# [Your task]
Print the material below exactly as it stands, please, from its first line to the line holding "bl4_fit_phi = [0.4953, 0.4927]", with no pictures.

# [Recorded information]
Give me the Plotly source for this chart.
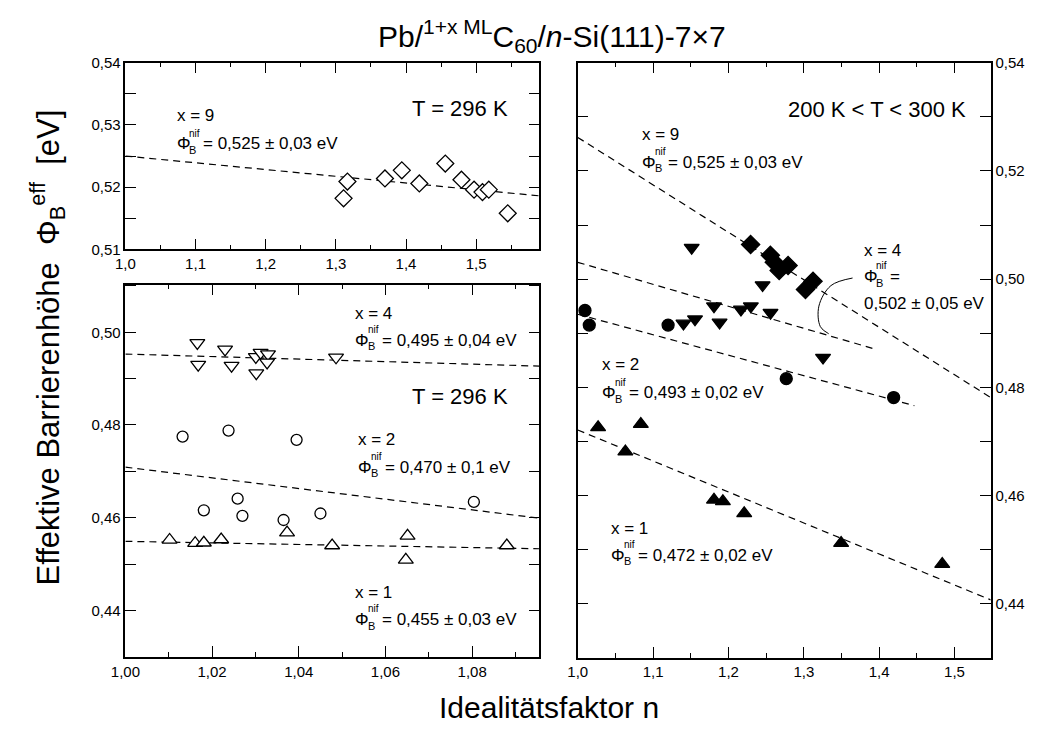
import plotly.graph_objects as go

# ---------------- data ----------------
# Top-left panel (x = 9, T = 296 K)
tl_n = [1.311, 1.3165, 1.370, 1.394, 1.419, 1.456, 1.479, 1.497, 1.509, 1.518, 1.545]
tl_phi = [0.5182, 0.5209, 0.5214, 0.5227, 0.5206, 0.5238, 0.5212, 0.5196, 0.5192, 0.5196, 0.5158]
tl_fit_n = [1.0, 1.59]
tl_fit_phi = [0.5250, 0.5186]

# Bottom-left panel (T = 296 K)
bl4_n = [1.0166, 1.0168, 1.0230, 1.0245, 1.0301, 1.0302, 1.0312, 1.0329, 1.0327, 1.0486]
bl4_phi = [0.4977, 0.4930, 0.4963, 0.4928, 0.4947, 0.4912, 0.4956, 0.4953, 0.4935, 0.4946]
bl4_fit_n = [1.0, 1.0955]
bl4_fit_phi = [0.4953, 0.4927]

bl2_n = [1.0132, 1.0238, 1.0395, 1.0181, 1.0259, 1.0270, 1.0365, 1.0450, 1.0804]
bl2_phi = [0.4775, 0.4788, 0.4768, 0.4616, 0.4641, 0.4604, 0.4595, 0.4609, 0.4634]
bl2_fit_n = [1.0, 1.0955]
bl2_fit_phi = [0.4709, 0.4599]

bl1_n = [1.0102, 1.0161, 1.0181, 1.0221, 1.0373, 1.0477, 1.0651, 1.0647, 1.0880]
bl1_phi = [0.4552, 0.4545, 0.4546, 0.4553, 0.4568, 0.4540, 0.4561, 0.4509, 0.4540]
bl1_fit_n = [1.0, 1.0955]
bl1_fit_phi = [0.4549, 0.4533]

# Right panel (200 K < T < 300 K)
r9_n = [1.2294, 1.2556, 1.2608, 1.2673, 1.2791, 1.3122, 1.3022]
r9_phi = [0.5064, 0.5044, 0.5031, 0.5016, 0.5025, 0.4996, 0.4981]
r9_fit_n = [1.0, 1.548]
r9_fit_phi = [0.5262, 0.4781]

r4_n = [1.1512, 1.2453, 1.1808, 1.1882, 1.1556, 1.1403, 1.2166, 1.2297, 1.2558, 1.3255]
r4_phi = [0.5058, 0.4989, 0.4950, 0.4920, 0.4926, 0.4918, 0.4944, 0.4950, 0.4938, 0.4855]
r4_fit_n = [1.0, 1.391]
r4_fit_phi = [0.5031, 0.4872]

r2_n = [1.0096, 1.0153, 1.1199, 1.2767, 1.4192]
r2_phi = [0.4942, 0.4915, 0.4915, 0.4816, 0.4781]
r2_fit_n = [1.0, 1.4467]
r2_fit_phi = [0.4935, 0.4766]

r1_n = [1.0270, 1.0837, 1.0632, 1.1808, 1.1926, 1.2209, 1.3495, 1.4837]
r1_phi = [0.4726, 0.4732, 0.4681, 0.4592, 0.4589, 0.4567, 0.4512, 0.4473]
r1_fit_n = [1.0, 1.548]
r1_fit_phi = [0.4721, 0.4407]

# connector for the x = 4 label in the right panel
conn_n = [1.3647, 1.336, 1.320, 1.322, 1.333]
conn_phi = [0.5002, 0.4988, 0.4950, 0.4912, 0.4899]

W, H = 1038, 740
FONT = "Liberation Sans, Arial, sans-serif"

fig = go.Figure()


def marker_trace(x, y, symbol, size, xa, ya, filled=False):
    fig.add_trace(go.Scatter(
        x=x, y=y, mode="markers", xaxis=xa, yaxis=ya, showlegend=False,
        marker=dict(symbol=symbol, size=size,
                    color="black" if filled else "white",
                    line=dict(color="black", width=1.3))))


def fit_trace(x, y, xa, ya):
    fig.add_trace(go.Scatter(
        x=x, y=y, mode="lines", xaxis=xa, yaxis=ya, showlegend=False,
        line=dict(color="black", width=1.2, dash="7px,5px")))


# top-left
fit_trace(tl_fit_n, tl_fit_phi, "x", "y")
marker_trace(tl_n, tl_phi, "diamond", 13, "x", "y")
# bottom-left
fit_trace(bl4_fit_n, bl4_fit_phi, "x2", "y2")
fit_trace(bl2_fit_n, bl2_fit_phi, "x2", "y2")
fit_trace(bl1_fit_n, bl1_fit_phi, "x2", "y2")
marker_trace(bl4_n, bl4_phi, "triangle-down", 13, "x2", "y2")
marker_trace(bl2_n, bl2_phi, "circle", 11, "x2", "y2")
marker_trace(bl1_n, bl1_phi, "triangle-up", 13, "x2", "y2")
# right
fit_trace(r9_fit_n, r9_fit_phi, "x3", "y3")
fit_trace(r4_fit_n, r4_fit_phi, "x3", "y3")
fit_trace(r2_fit_n, r2_fit_phi, "x3", "y3")
fit_trace(r1_fit_n, r1_fit_phi, "x3", "y3")
marker_trace(r9_n, r9_phi, "diamond", 14, "x3", "y3", True)
marker_trace(r4_n, r4_phi, "triangle-down", 13, "x3", "y3", True)
marker_trace(r2_n, r2_phi, "circle", 12, "x3", "y3", True)
marker_trace(r1_n, r1_phi, "triangle-up", 13, "x3", "y3", True)
fig.add_trace(go.Scatter(x=conn_n, y=conn_phi, mode="lines", xaxis="x3", yaxis="y3",
                         showlegend=False, line=dict(color="black", width=1, shape="spline")))


def ax(domain, rng, dtick, mdtick, fmt, xlen, mlen, anchor, side=None, tick0=None):
    d = dict(domain=domain, range=rng, dtick=dtick,
             tickformat=fmt, showline=True, linecolor="black", linewidth=1.5,
             mirror="allticks", ticks="inside", ticklen=xlen, tickwidth=1.3,
             tickcolor="black", showgrid=False, zeroline=False, anchor=anchor,
             tickfont=dict(family=FONT, size=15, color="black"),
             minor=dict(dtick=mdtick, ticks="inside", ticklen=mlen, tickwidth=1.3,
                        tickcolor="black", showgrid=False))
    if side:
        d["side"] = side
    if tick0 is not None:
        d["tick0"] = tick0
    return d


xl = [112 / W, 532 / W]
xr = [571 / W, 990 / W]
y_tl = [1 - 246 / H, 1 - 55 / H]
y_bl = [1 - 663 / H, 1 - 282 / H]
y_r = [1 - 664 / H, 1 - 55 / H]

fig.update_layout(
    xaxis=ax(xl, [1.0, 1.59], 0.1, 0.05, ".1f", 11, 5, "y", tick0=1.0),
    yaxis=ax(y_tl, [0.51, 0.54], 0.01, 0.005, ".2f", 11, 11, "x"),
    xaxis2=ax(xl, [1.0, 1.0955], 0.02, 0.01, ".2f", 11, 5, "y2", tick0=1.0),
    yaxis2=ax(y_bl, [0.43, 0.5103], 0.02, 0.01, ".2f", 11, 11, "x2", tick0=0.44),
    xaxis3=ax(xr, [1.0, 1.548], 0.1, 0.05, ".1f", 11, 5, "y3", tick0=1.0),
    yaxis3=ax(y_r, [0.43, 0.54], 0.02, 0.01, ".2f", 11, 11, "x3", side="right", tick0=0.44),
)

annots = []


def txt(px, py, text, size=17, anchor="left", angle=0):
    annots.append(dict(x=px / W, y=1 - py / H, xref="paper", yref="paper", text=text,
                       showarrow=False, xanchor=anchor, yanchor="middle", textangle=angle,
                       font=dict(family=FONT, size=size, color="black")))


def phi(px, py, rest):
    txt(px, py, "Φ", 17)
    txt(px + 13, py - 11, "nif", 10)
    txt(px + 13, py + 6, "B", 11)
    txt(px + 27, py, rest, 17)


# top-left
txt(162, 109, "x = 9")
phi(162, 138, "= 0,525 ± 0,03 eV")
txt(452, 102, "T = 296 K", 22, "center")
# bottom-left
txt(343, 312, "x = 4")
phi(343, 339, "= 0,495 ± 0,04 eV")
txt(452, 397, "T = 296 K", 22, "center")
txt(346, 441, "x = 2")
phi(346, 469, "= 0,470 ± 0,1 eV")
txt(343, 597, "x = 1")
phi(343, 625, "= 0,455 ± 0,03 eV")
# right
txt(875, 103, "200 K < T < 300 K", 22, "center")
txt(634, 128, "x = 9")
phi(634, 157, "= 0,525 ± 0,03 eV")
txt(859, 247, "x = 4")
phi(859, 274, "=")
txt(859, 301, "0,502 ± 0,05 eV")
txt(594, 364, "x = 2")
phi(594, 393, "= 0,493 ± 0,02 eV")
txt(603, 532, "x = 1")
phi(603, 559, "= 0,472 ± 0,02 eV")

# titles
txt(545, 28, "Pb/<sup>1+x ML</sup>C<sub>60</sub>/<i>n</i>-Si(111)-7×7", 30, "center")
txt(542, 715, "Idealitätsfaktor n", 30, "center")
txt(33, 347, "Effektive Barrierenhöhe  Φ<sub>B</sub><sup>eff</sup>  [eV]", 31, "center", -90)

fig.update_layout(
    annotations=annots,
    width=W, height=H, margin=dict(l=0, r=0, t=0, b=0),
    paper_bgcolor="white", plot_bgcolor="white",
    separators=",.", showlegend=False,
    font=dict(family=FONT, color="black"),
)

fig.write_html("out.html", config={"displayModeBar": False},
               post_script="document.body.style.margin='0px';")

# [Completed exercise]
Give me the Plotly source for this chart.
import plotly.graph_objects as go

# ---------------- data ----------------
# Top-left panel (x = 9, T = 296 K)
tl_n = [1.311, 1.3165, 1.370, 1.394, 1.419, 1.456, 1.479, 1.497, 1.509, 1.518, 1.545]
tl_phi = [0.5182, 0.5209, 0.5214, 0.5227, 0.5206, 0.5238, 0.5212, 0.5196, 0.5192, 0.5196, 0.5158]
tl_fit_n = [1.0, 1.59]
tl_fit_phi = [0.5250, 0.5186]

# Bottom-left panel (T = 296 K)
bl4_n = [1.0166, 1.0168, 1.0230, 1.0245, 1.0301, 1.0302, 1.0312, 1.0329, 1.0327, 1.0486]
bl4_phi = [0.4977, 0.4930, 0.4963, 0.4928, 0.4947, 0.4912, 0.4956, 0.4953, 0.4935, 0.4946]
bl4_fit_n = [1.0, 1.0955]
bl4_fit_phi = [0.4953, 0.4927]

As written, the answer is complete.